Work required:
Reproduce the listing word for word. Skip any image.

Data block:
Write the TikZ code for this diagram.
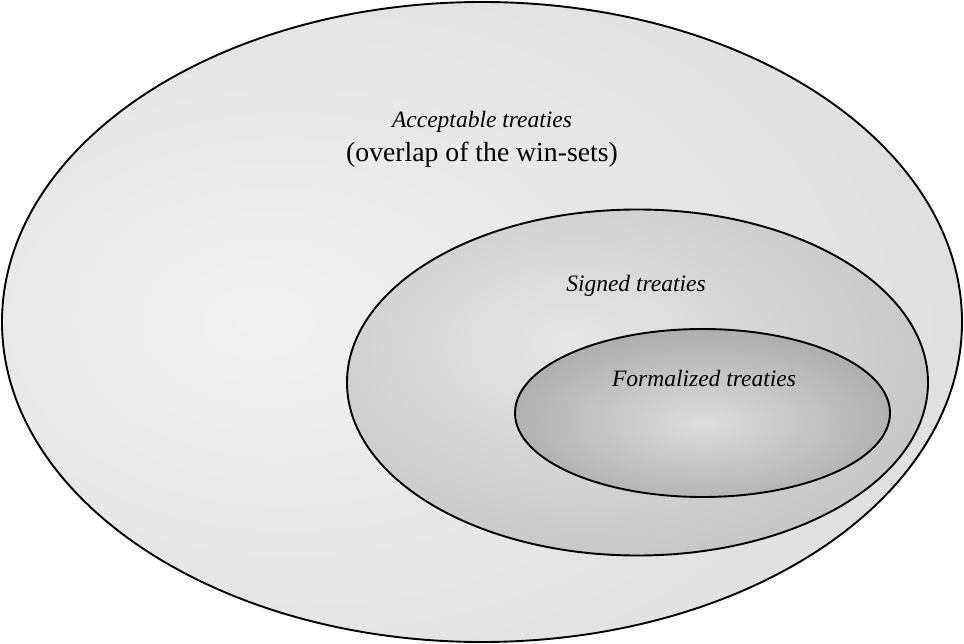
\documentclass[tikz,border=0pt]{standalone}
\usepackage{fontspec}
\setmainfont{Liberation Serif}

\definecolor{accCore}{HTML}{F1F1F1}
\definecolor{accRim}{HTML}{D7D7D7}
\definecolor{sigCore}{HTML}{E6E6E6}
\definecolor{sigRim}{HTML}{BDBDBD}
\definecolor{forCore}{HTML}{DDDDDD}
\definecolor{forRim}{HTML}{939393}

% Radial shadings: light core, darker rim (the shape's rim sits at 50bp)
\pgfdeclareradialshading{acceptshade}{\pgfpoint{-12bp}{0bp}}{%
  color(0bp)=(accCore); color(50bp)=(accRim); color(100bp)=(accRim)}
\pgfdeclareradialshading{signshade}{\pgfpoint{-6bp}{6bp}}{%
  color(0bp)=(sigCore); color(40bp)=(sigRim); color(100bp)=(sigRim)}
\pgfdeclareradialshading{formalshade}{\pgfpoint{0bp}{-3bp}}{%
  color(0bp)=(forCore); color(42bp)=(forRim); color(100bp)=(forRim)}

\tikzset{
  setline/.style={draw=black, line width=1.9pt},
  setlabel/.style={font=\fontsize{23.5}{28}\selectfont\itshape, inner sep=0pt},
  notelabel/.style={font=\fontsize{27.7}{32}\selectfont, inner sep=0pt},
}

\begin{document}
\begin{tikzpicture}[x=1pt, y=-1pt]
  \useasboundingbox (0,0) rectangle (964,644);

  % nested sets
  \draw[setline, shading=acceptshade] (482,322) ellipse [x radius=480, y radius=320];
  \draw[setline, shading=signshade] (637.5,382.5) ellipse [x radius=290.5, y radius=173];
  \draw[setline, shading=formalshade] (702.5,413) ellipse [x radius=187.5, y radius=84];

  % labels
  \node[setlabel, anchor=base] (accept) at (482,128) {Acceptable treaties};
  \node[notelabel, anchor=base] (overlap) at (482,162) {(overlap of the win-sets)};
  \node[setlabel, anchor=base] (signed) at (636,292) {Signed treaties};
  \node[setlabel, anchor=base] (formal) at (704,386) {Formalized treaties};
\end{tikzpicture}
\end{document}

Answer for this exercise:
Write the TikZ code for this diagram.
\documentclass[tikz,border=0pt]{standalone}
\usepackage{fontspec}
\setmainfont{Liberation Serif}

\definecolor{accCore}{HTML}{F1F1F1}
\definecolor{accRim}{HTML}{D7D7D7}
\definecolor{sigCore}{HTML}{E6E6E6}
\definecolor{sigRim}{HTML}{BDBDBD}
\definecolor{forCore}{HTML}{DDDDDD}
\definecolor{forRim}{HTML}{939393}

% Radial shadings: light core, darker rim (the shape's rim sits at 50bp)
\pgfdeclareradialshading{acceptshade}{\pgfpoint{-12bp}{0bp}}{%
  color(0bp)=(accCore); color(50bp)=(accRim); color(100bp)=(accRim)}
\pgfdeclareradialshading{signshade}{\pgfpoint{-6bp}{6bp}}{%
  color(0bp)=(sigCore); color(40bp)=(sigRim); color(100bp)=(sigRim)}
\pgfdeclareradialshading{formalshade}{\pgfpoint{0bp}{-3bp}}{%
  color(0bp)=(forCore); color(42bp)=(forRim); color(100bp)=(forRim)}

\tikzset{
  setline/.style={draw=black, line width=1.9pt},
  setlabel/.style={font=\fontsize{23.5}{28}\selectfont\itshape, inner sep=0pt},
  notelabel/.style={font=\fontsize{27.7}{32}\selectfont, inner sep=0pt},
}

\begin{document}
\begin{tikzpicture}[x=1pt, y=-1pt]
  \useasboundingbox (0,0) rectangle (964,644);

  % nested sets
  \draw[setline, shading=acceptshade] (482,322) ellipse [x radius=480, y radius=320];
  \draw[setline, shading=signshade] (637.5,382.5) ellipse [x radius=290.5, y radius=173];
  \draw[setline, shading=formalshade] (702.5,413) ellipse [x radius=187.5, y radius=84];

  % labels
  \node[setlabel, anchor=base] (accept) at (482,128) {Acceptable treaties};
  \node[notelabel, anchor=base] (overlap) at (482,162) {(overlap of the win-sets)};
  \node[setlabel, anchor=base] (signed) at (636,292) {Signed treaties};
  \node[setlabel, anchor=base] (formal) at (704,386) {Formalized treaties};
\end{tikzpicture}
\end{document}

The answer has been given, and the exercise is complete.